Later in the day, during a fund-raiser in Phoenix, Bush referred to Hussein as "a man who loves to link up with Al Qaeda."

As it pushes for congressional backing for a tough stance toward Iraq, the White House also wants the U.N. to approve a resolution that would allow the use of "all necessary means" to deal with Hussein's regime if it balks at U.N. demands that it eliminate weapons of mass destruction.

At the United Nations on Friday, diplomats said the United States and Britain are demanding that Hussein be given a seven-day deadline after passage of a tough new Security Council resolution to accept its terms for immediate disarmament or face severe consequences. The conditions in the draft resolution include a call for full and unfettered access of U.N. weapon inspectors to Hussein's palaces and other sensitive sites that previously have been inaccessible.

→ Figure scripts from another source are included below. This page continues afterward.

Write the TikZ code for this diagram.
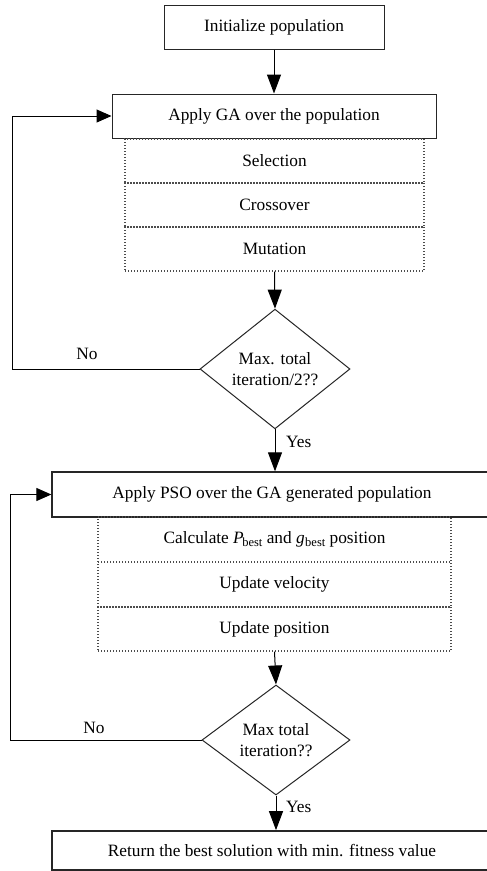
\documentclass[tikz,border=0pt]{standalone}
\usepackage{fontspec}
\setmainfont{Liberation Serif}
\usetikzlibrary{shapes.geometric,arrows.meta}
\newcommand{\subbest}{\raisebox{-0.35ex}{\fontsize{12.5}{12.5}\selectfont best}}
\begin{document}
\begin{tikzpicture}[x=1pt,y=-1pt,
  every node/.style={font=\fontsize{17.3}{21}\selectfont, inner sep=0pt},
  solidbox/.style={draw=black!85, line width=1pt, rectangle},
  dotbox/.style={draw=black!70, line width=1.1pt, dash pattern=on 1pt off 2pt, rectangle},
  decision/.style={draw=black!85, line width=1pt, diamond, align=center},
  arr/.style={line width=1pt, -{Triangle[length=19pt,width=14pt]}},
  sidearr/.style={line width=1pt, -{Triangle[length=15pt,width=13pt]}},
  lbl/.style={font=\fontsize{17.3}{21}\selectfont}
]
\useasboundingbox (0,0) rectangle (487,871);
\fill[white] (0,0) rectangle (487,871);

% GA part
\node[solidbox, minimum width=220pt, minimum height=44pt] (init) at (274,27) {Initialize population};
\node[solidbox, minimum width=324pt, minimum height=44pt] (ga) at (274,116) {Apply GA over the population};
\node[dotbox, minimum width=299pt, minimum height=44pt] (sel) at (274.5,161) {Selection};
\node[dotbox, minimum width=299pt, minimum height=44pt] (cro) at (274.5,205) {Crossover};
\node[dotbox, minimum width=299pt, minimum height=44pt] (mut) at (274.5,249) {Mutation};
\node[decision, minimum width=150pt, minimum height=112pt] (d1) at (275,369) {Max. total\\iteration/2??};

% PSO part
\node[solidbox, line width=1.3pt, minimum width=446pt, minimum height=45pt] (pso) at (275,494.5) {\hspace*{-6pt}Apply PSO over the GA generated population};
\node[dotbox, minimum width=353pt, minimum height=45pt] (calc) at (274.5,539.5) {Calculate \textit{P}\kern-1.5pt\subbest{} and \textit{g}\kern0.5pt\subbest{} position};
\node[dotbox, minimum width=353pt, minimum height=45pt] (vel) at (274.5,584.5) {Update velocity};
\node[dotbox, minimum width=353pt, minimum height=44pt] (pos) at (274.5,629) {Update position};
\node[decision, minimum width=148pt, minimum height=110pt] (d2) at (276,740) {Max total\\iteration??};
\node[solidbox, line width=1.7pt, minimum width=446pt, minimum height=39pt] (fin) at (275,850.5) {\hspace*{-6pt}Return the best solution with min. fitness value};

% connectors
\coordinate (l1) at (12,369);
\coordinate (l2) at (10,740);
\draw[arr] (init.south) -- (ga.north);
\draw[arr] (mut.south) -- (d1.north);
\draw[sidearr] (d1.west) -- (l1) |- (ga.west);
\node[lbl] (no1) at (87,354) {No};
\draw[arr] (d1.south) -- (d1.south |- pso.north);
\node[lbl, anchor=west] (yes1) at (286,442) {Yes};
\draw[arr] (pos.south) -- (d2.north);
\draw[sidearr] (d2.west) -- (l2) |- (pso.west);
\node[lbl] (no2) at (94,728) {No};
\draw[arr] (d2.south) -- (d2.south |- fin.north);
\node[lbl, anchor=west] (yes2) at (286,807) {Yes};
\end{tikzpicture}
\end{document}
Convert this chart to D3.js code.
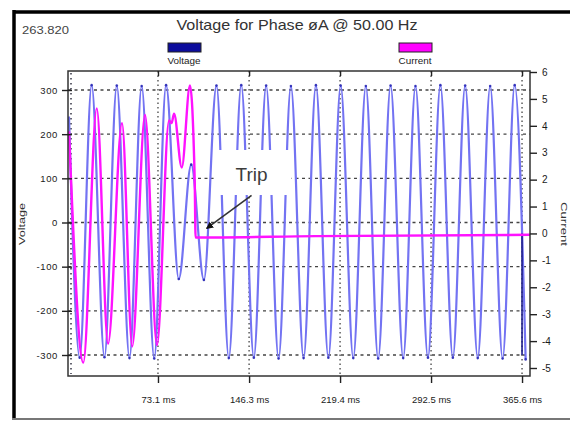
<!DOCTYPE html>
<html>
<head>
<meta charset="utf-8">
<script src="https://cdn.jsdelivr.net/npm/d3@7"></script>
<style>
  html, body { margin: 0; padding: 0; background: #fff; }
  #chart { width: 570px; height: 421px; }
  text { font-family: "Liberation Sans", Arial, sans-serif; }
</style>
</head>
<body>
<div id="chart"></div>
<script>
const chartTitle = "Voltage for Phase øA @ 50.00 Hz";
const cornerValue = "263.820";
const seriesNames = ["Voltage", "Current"];

const timeTicks = [73.1, 146.3, 219.4, 292.5, 365.6];
const voltageTicks = [-300, -200, -100, 0, 100, 200, 300];
const currentTicks = [-5, -4, -3, -2, -1, 0, 1, 2, 3, 4, 5, 6];

// voltage turning points (ms, V)
const voltageTimes = [1.6, 10.2, 19.8, 30.1, 40.0, 50.2, 60.0, 70.1, 79.6, 89.8, 99.8, 110.0,
  120.1, 130.0, 140.0, 150.1, 160.0, 170.0, 179.9, 190.1, 200.0, 210.0, 219.9, 230.0,
  240.1, 250.0, 260.0, 270.1, 280.0, 290.0, 300.0, 310.0, 319.9, 330.0, 340.0, 350.0,
  359.7, 368.5];
const voltageValues = [240, -306, 311, -305, 310, -307, 309, -308, 311, -128, 131, -130,
  310, -307, 311, -306, 310, -308, 309, -307, 311, -306, 310, -307,
  309, -308, 310, -307, 309, -306, 311, -306, 310, -307, 309, -308,
  311, -310];

// current turning points (ms, A)
const currentTimes = [1.6, 13.1, 23.9, 33.0, 44.2, 52.4, 62.7, 72.3, 82.0, 84.0, 86.0,
  92.2, 98.8, 102.6, 103.3, 200, 372];
const currentValues = [3.8, -4.8, 4.65, -4.1, 4.1, -4.2, 4.4, -4.15, 4.2, 4.1, 4.45,
  2.45, 5.5, 2.0, -0.15, -0.1, -0.05];

const tripTime = 103.3;

class WaveChart {
  constructor(id) {
    this.div = id;
    this.plot = { left: 68, right: 530, top: 71, bottom: 376 };
  }

  add_svg() {
    const div = d3.select(`#${this.div}`);
    div.selectAll("*").remove();
    this.width = 570;
    this.height = 421;
    this.svg = div.append("svg").attr("width", this.width).attr("height", this.height);
    this.svg.append("rect").attr("width", this.width).attr("height", this.height).attr("fill", "#fff");

    this.x = d3.scaleLinear().domain([0, 372]).range([67, 530]);
    this.yV = d3.scaleLinear().domain([-300, 300]).range([355, 90]);
    this.yI = d3.scaleLinear().domain([-5, 6]).range([368, 72]);

    this.svg.append("clipPath").attr("id", "plotClip")
      .append("rect")
      .attr("x", this.plot.left).attr("y", this.plot.top)
      .attr("width", this.plot.right - this.plot.left)
      .attr("height", this.plot.bottom - this.plot.top);
  }

  add_frame() {
    const s = this.svg;
    s.append("line").attr("x1", 14).attr("x2", 570).attr("y1", 12).attr("y2", 12)
      .attr("stroke", "#000").attr("stroke-width", 3.5);
    s.append("line").attr("x1", 14).attr("x2", 14).attr("y1", 10).attr("y2", 418)
      .attr("stroke", "#000").attr("stroke-width", 3.5);
    s.append("line").attr("x1", 12).attr("x2", 570).attr("y1", 419).attr("y2", 419)
      .attr("stroke", "#777").attr("stroke-width", 2);
  }

  add_grid() {
    const p = this.plot;
    const g = this.svg.append("g");
    g.selectAll(".hgrid").data(voltageTicks).join("line")
      .attr("class", "hgrid")
      .attr("x1", p.left).attr("x2", p.right)
      .attr("y1", d => this.yV(d)).attr("y2", d => this.yV(d))
      .attr("stroke", "#444").attr("stroke-width", 1.4).attr("stroke-dasharray", "3,3.5");
    g.selectAll(".vgrid").data(timeTicks).join("line")
      .attr("class", "vgrid")
      .attr("x1", d => this.x(d)).attr("x2", d => this.x(d))
      .attr("y1", p.top).attr("y2", p.bottom)
      .attr("stroke", "#444").attr("stroke-width", 1.3).attr("stroke-dasharray", "1.5,3");
    g.append("line")
      .attr("x1", p.left + 3).attr("x2", p.left + 3)
      .attr("y1", p.top + 2).attr("y2", p.bottom - 2)
      .attr("stroke", "#334").attr("stroke-width", 1.5).attr("stroke-dasharray", "1.5,3.5");
  }

  add_lines() {
    const volt = d3.zip(voltageTimes, voltageValues);
    const curr = d3.zip(currentTimes, currentValues);
    const g = this.svg.append("g").attr("clip-path", "url(#plotClip)");

    const vLine = d3.line().x(d => this.x(d[0])).y(d => this.yV(d[1])).curve(d3.curveMonotoneX);
    const iLine = d3.line().x(d => this.x(d[0])).y(d => this.yI(d[1])).curve(d3.curveMonotoneX);

    g.append("path").datum(volt).attr("d", vLine)
      .attr("fill", "none").attr("stroke", "#7373f2").attr("stroke-width", 2.2);
    g.selectAll(".vdot").data(volt.slice(1)).join("circle")
      .attr("class", "vdot")
      .attr("cx", d => this.x(d[0])).attr("cy", d => this.yV(d[1]))
      .attr("r", 1.3).attr("fill", "#2424b0").attr("opacity", 0.85);

    g.append("line")
      .attr("x1", this.x(timeTicks[4])).attr("x2", this.x(timeTicks[4]))
      .attr("y1", this.yI(0)).attr("y2", this.yV(-300))
      .attr("stroke", "#1c1c8a").attr("stroke-width", 1.6);

    g.append("path").datum(curr).attr("d", iLine)
      .attr("fill", "none").attr("stroke", "#ff12ff").attr("stroke-width", 2.4);

    const p = this.plot;
    this.svg.append("rect")
      .attr("x", p.left).attr("y", p.top)
      .attr("width", p.right - p.left).attr("height", p.bottom - p.top)
      .attr("fill", "none").attr("stroke", "#333").attr("stroke-width", 1.5);
  }

  add_axes() {
    const p = this.plot;
    const style = (g, size) => {
      g.select(".domain").remove();
      g.selectAll("line").attr("stroke", "#222").attr("stroke-width", 1.4);
      g.selectAll("text").attr("fill", "#1a1a1a").style("font-size", size + "px");
    };

    this.svg.append("g").attr("transform", `translate(${p.left + 4},0)`)
      .call(d3.axisLeft(this.yV).tickValues(voltageTicks).tickSize(10).tickPadding(4)
        .tickFormat(d => String(d)))
      .call(g => style(g, 9.5))
      .call(g => g.selectAll("text").attr("letter-spacing", "0.6"));

    this.svg.append("g").attr("transform", `translate(${p.right},0)`)
      .call(d3.axisRight(this.yI).tickValues(currentTicks).tickSize(7).tickPadding(5)
        .tickFormat(d => String(d)))
      .call(g => style(g, 10));

    this.svg.append("g").attr("transform", `translate(0,${p.bottom})`)
      .call(d3.axisBottom(this.x).tickValues(timeTicks).tickSize(7).tickPadding(13)
        .tickFormat(d => d + " ms"))
      .call(g => style(g, 9.5));

    this.svg.append("g").attr("transform", `translate(0,${p.top})`)
      .call(d3.axisTop(this.x).tickValues(timeTicks).tickSize(-5).tickFormat(""))
      .call(g => style(g, 9));
  }

  add_label({ text, x, y, size, rotate = 0, anchor = "middle", fill = "#333", length }) {
    const t = this.svg.append("text")
      .attr("transform", `translate(${x},${y}) rotate(${rotate})`)
      .attr("text-anchor", anchor)
      .attr("fill", fill)
      .style("font-size", size + "px")
      .text(text);
    if (length) t.attr("textLength", length).attr("lengthAdjust", "spacingAndGlyphs");
  }

  add_texts() {
    this.add_label({ text: chartTitle, x: 297, y: 30, size: 14.5, length: 241 });
    this.add_label({ text: cornerValue, x: 22, y: 34, size: 11.5, anchor: "start", fill: "#444", length: 47 });

    const legend = [
      { name: seriesNames[0], cx: 184, fill: "#0c0c9c" },
      { name: seriesNames[1], cx: 415, fill: "#ff00ff" }
    ];
    this.svg.selectAll(".swatch").data(legend).join("rect")
      .attr("class", "swatch")
      .attr("x", d => d.cx - 16).attr("y", 43)
      .attr("width", 33).attr("height", 9)
      .attr("fill", d => d.fill).attr("stroke", "#222").attr("stroke-width", 1);
    legend.forEach(d => this.add_label({ text: d.name, x: d.cx, y: 64, size: 8.5, fill: "#222", length: 33 }));

    this.add_label({ text: seriesNames[0], x: 25, y: 224, size: 9.5, rotate: -90, fill: "#333", length: 42 });
    this.add_label({ text: seriesNames[1], x: 561, y: 224, size: 9.5, rotate: 90, fill: "#333", length: 44 });
  }

  add_trip() {
    const tx = this.x(tripTime);
    const ty = this.yI(0);
    this.svg.append("rect")
      .attr("x", tx + 18).attr("y", 150).attr("width", 78).attr("height", 45)
      .attr("fill", "#fff");
    this.svg.append("defs").append("marker")
      .attr("id", "arrowHead").attr("viewBox", "0 0 10 10")
      .attr("refX", 9).attr("refY", 5)
      .attr("markerWidth", 4.5).attr("markerHeight", 4.5)
      .attr("orient", "auto")
      .append("path").attr("d", "M0,0 L10,5 L0,10 Z").attr("fill", "#111");
    this.svg.append("line")
      .attr("x1", tx + 56).attr("y1", ty - 38)
      .attr("x2", tx + 11).attr("y2", ty - 5)
      .attr("stroke", "#333").attr("stroke-width", 1.6)
      .attr("marker-end", "url(#arrowHead)");
    this.add_label({ text: "Trip", x: tx + 56, y: 181, size: 18, fill: "#3c3c3c", length: 32 });
  }
}

const chart = new WaveChart("chart");
chart.add_svg();
chart.add_frame();
chart.add_grid();
chart.add_lines();
chart.add_trip();
chart.add_axes();
chart.add_texts();
</script>
</body>
</html>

The proposed resolution also requires Hussein to hand over a list of all materials that can be used for weapons of mass destruction within 30 days of the resolution's passage, and calls for "all necessary means" to be used against Iraq if it continues to defy the U.N.

A Security Council diplomat described the resolution as "very tough and very detailed."

The draft resolution is proving a hard sell with other key nations--such as Russia, France and China--and growing dissent on the home front can only complicate the administration's international lobbying efforts.

In Atlanta, Rumsfeld drove home the message that the administration will continue its push against Iraq. "No thinking person wakes up in the morning wanting to go to war," he told business leaders. "But the American people must weigh the risk of not acting."

Friday's developments capped a week when what had been a muted discussion on Iraq erupted into a louder debate, with more Democrats complaining that the administration is not allowing enough options to war.

Former Vice President Al Gore, Bush's 2000 election opponent, assailed the White House's position in a speech Monday in San Francisco. On Wednesday, Senate Majority Leader Tom Daschle (D-S.D.) angrily accused Bush of trying to politicize the debate on Iraq.

"Democratic efforts are now aimed at modifying the wording" of the congressional resolution, said Ross Baker, a political scientist at Rutgers University. "They want Democratic fingerprints on it in the event the military campaign, when it comes and is successful, they can claim partial credit. If it runs into trouble, they will be able to say they sounded the cautionary note."

White House Press Secretary Ari Fleischer said Bush was optimistic the nation's "resolve to deal firmly with Saddam Hussein will soon be echoed in the Congress."

Congressional leaders and White House officials reported progress on changes in the wording of a war resolution that would draw strong bipartisan support.